Underscoring the importance of the Topol-M's descendants, Topol/Yars technology forms the basis of the RSM-56 Bulava submarine-launched ballistic missile, developed in parallel with the Project 955 Borey-class SSBN. The first Project 955 boat, Yuri Dolgorukiy, was accepted for service at the beginning of this year but will not be armed with missiles until 2014.
The six-warhead Bulava has had a troubled testing history. The 20th flight test of the missile failed in September. Before that, the missile had experienced seven successful tests in a row, following a sequence of complete or partial failures blamed on quality control and other issues.
There is also to be a gap in deliveries of the Borey SSBN. The first three Project 955 submarines, all of which have been launched, are being succeeded by a revised model, the 955A. The first of these, Knyaz Vladimir, was only laid down in July: Putin, attending the ceremony, said five 955As should be ready by 2020, bringing the Borey-class fleet to eight boats—a very ambitious schedule by post-Cold War standards.
Beyond that, notes leading Russian nuclear-arms analyst Pavel Podvig, an affiliate of the Center for International Security and Cooperation at Stanford University, “it appears that Russia has successfully managed to confuse everyone with its new missile-development programs.” Since even the officially unveiled Russian systems have more names than one of Tolstoy's aristocrats, the potential for confusion with developmental systems is huge. The absence of Soviet secrecy does not solve the problem, rather allowing for official and unofficial sources to disseminate diverse and often conflicting stories.

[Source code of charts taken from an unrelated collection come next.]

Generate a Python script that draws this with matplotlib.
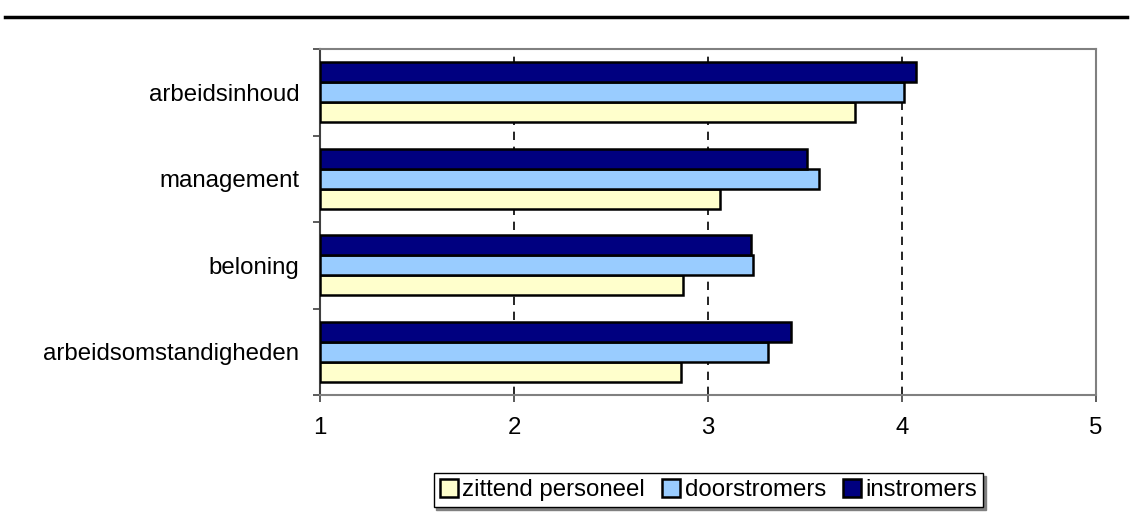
import numpy as np
import matplotlib.pyplot as plt
from matplotlib.lines import Line2D

plt.rcParams['font.family'] = ['Liberation Sans', 'DejaVu Sans']

categories = ['arbeidsinhoud', 'management', 'beloning', 'arbeidsomstandigheden']
zittend = [3.76, 3.06, 2.87, 2.86]
doorstromers = [4.01, 3.57, 3.23, 3.31]
instromers = [4.07, 3.51, 3.22, 3.43]
series_names = ['zittend personeel', 'doorstromers', 'instromers']
colors = ['#FFFFCC', '#99CCFF', '#000080']

fig = plt.figure(figsize=(11.31, 5.22), dpi=100)
ax = fig.add_axes([320 / 1131, 1 - 395 / 522, 776 / 1131, 346 / 522])

n = len(categories)
ypos = np.arange(n)[::-1]
h = 0.231
bars = []
for vals, off, col, name in zip([zittend, doorstromers, instromers], [-h, 0, h], colors, series_names):
    b = ax.barh(ypos + off, np.array(vals) - 1, left=1, height=h, color=col,
                edgecolor='black', linewidth=1.8, label=name, zorder=3)
    bars.append(b)

ax.set_xlim(1, 5)
ax.set_ylim(-0.5, n - 0.5)
ax.set_xticks([1, 2, 3, 4, 5])
ax.set_xticklabels(['1', '2', '3', '4', '5'], fontsize=17.3)
ax.set_yticks(ypos)
ax.set_yticklabels(categories, fontsize=17.3)
ax.set_yticks(np.arange(-0.5, n, 1), minor=True)
ax.tick_params(axis='y', which='major', length=0, pad=15)
ax.tick_params(axis='y', which='minor', length=5, width=1.2, color='#404040', direction='out')
ax.tick_params(axis='x', length=5, width=1.2, color='#404040', direction='out', pad=11)

for x in [2, 3, 4]:
    ax.axvline(x, color='black', linestyle=(0, (5, 4)), linewidth=1.2, zorder=1)

for s in ax.spines.values():
    s.set_color('#808080')
    s.set_linewidth(1.5)
ax.spines['left'].set_color('#404040')

fig.add_artist(Line2D([5 / 1131, 1127 / 1131], [1 - 17 / 522, 1 - 17 / 522],
                      color='black', linewidth=2.5))

leg = fig.legend(handles=bars, labels=series_names, loc='center', ncol=3,
                 bbox_to_anchor=((436 + 981) / 2 / 1131, 1 - 490 / 522),
                 fontsize=17.3, frameon=True, fancybox=False, handlelength=0.75,
                 handleheight=0.75, handletextpad=0.2, columnspacing=0.7,
                 borderpad=0.25, borderaxespad=0,
                 shadow={'color': '#808080', 'alpha': 1})
leg.get_frame().set_edgecolor('black')
leg.get_frame().set_linewidth(1.0)

fig.savefig('out.png', dpi=100)
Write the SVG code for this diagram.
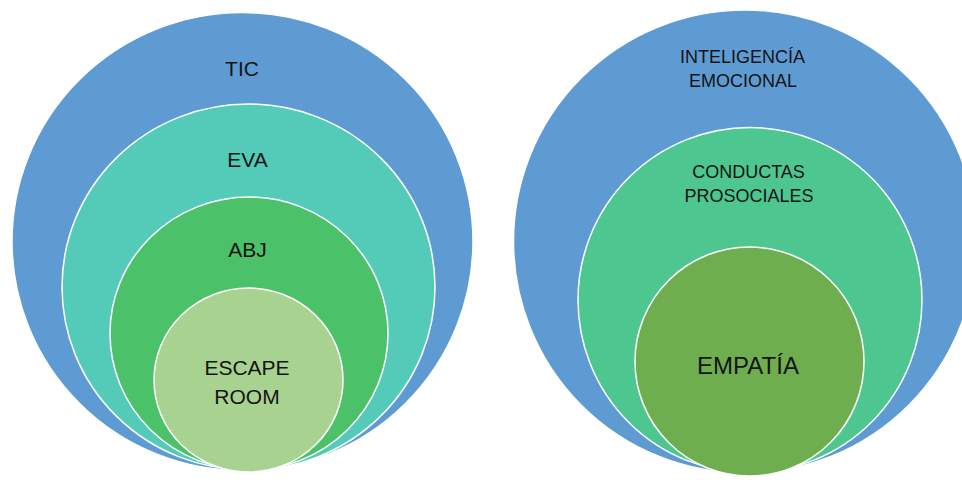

Four officially announced flight tests of a “new ICBM” between September 2011 and June 2013 seem to point to the development of a weapon that will supersede Topol and Yars in production, both developed by the Moscow Institute of Thermal Technology (MITT). It has been associated with the designation RS-26 and may be the missile referred to as Yars-M and Avangard, but recently it has most consistently been identified as Rubezh (Frontier).
The Rubezh missile is believed to be mated to a new six-axle TEL, the Belarus-built MZKT-27291, which was unveiled this year. If it is used with this launcher, it must be smaller than the Topol/Yars family and easier to move. As in the case of some other recent ICBM tests, official announcements described it as a “maneuverable” system. According to Russian media, Deputy Prime Minister Dmitry Rogozin, speaking after the test in June, called the new ICBM a “missile-defense killer—neither current nor future American missile defense systems will be able to prevent that missile from hitting a target dead on.” It is expected to be operational next year.
Like the Yars with MIRVs—an upgraded version of an existing missile—the apparently all-new Rubezh originated after the end of the Start II and ABM treaties. Despite Washington's protestations to the contrary, Russia has continued to insist that U.S. ballistic missile defense plans are aimed at tipping the nuclear balance between the two nations. Technically, it is possible that the missile could carry a maneuverable, evading warhead: Such a system, the Advanced Maneuvering Reentry Vehicle (AMaRV), was tested in 1979-80 in the U.S. as a counter to ballistic missile defense systems, which are designed to intercept nonmaneuvering targets. The AMaRV can also be launched on a flattened, aero-ballistic trajectory to reduce the defender's warning time.
Mark Schneider, an analyst with the hawkish National Institute of Public Policy, suggests another potential issue with the new weapon: I could represent the start of a breakout from the Intermediate-Range Nuclear Forces (INF) treaty signed in 1987, which bans both the U.S. and Russia from deploying any ground-launched missiles, nuclear or conventional, with a 270-3,000-nm range (500-5,500 km). Schneider notes that the Russian military has yet to release any images of the Rubezh missile. “They have not even released a photo of the missile in flight, which is very usual. That would probably tell if it has two or three stages,” he explains. If it is a two-stage missile, he says, it would be an INF violation. Podvig, however, remains convinced that the missile is an ICBM.
The relatively small Rubezh could be the basis of a project disclosed in April—the revival of rail-mobile missiles, extinct since the retirement of the last RT-23UTTH (SS-24 Scalpel) train in 2005. Russian media say MITT is the prime contractor, and either the Rubezh or the bigger Yars could be carried. The advantage of a rail-mobile missile, Russian commentators suggest, is that it is faster than a road-mobile ICBM—it could be relocated as far as 1,000 km in 24 hr.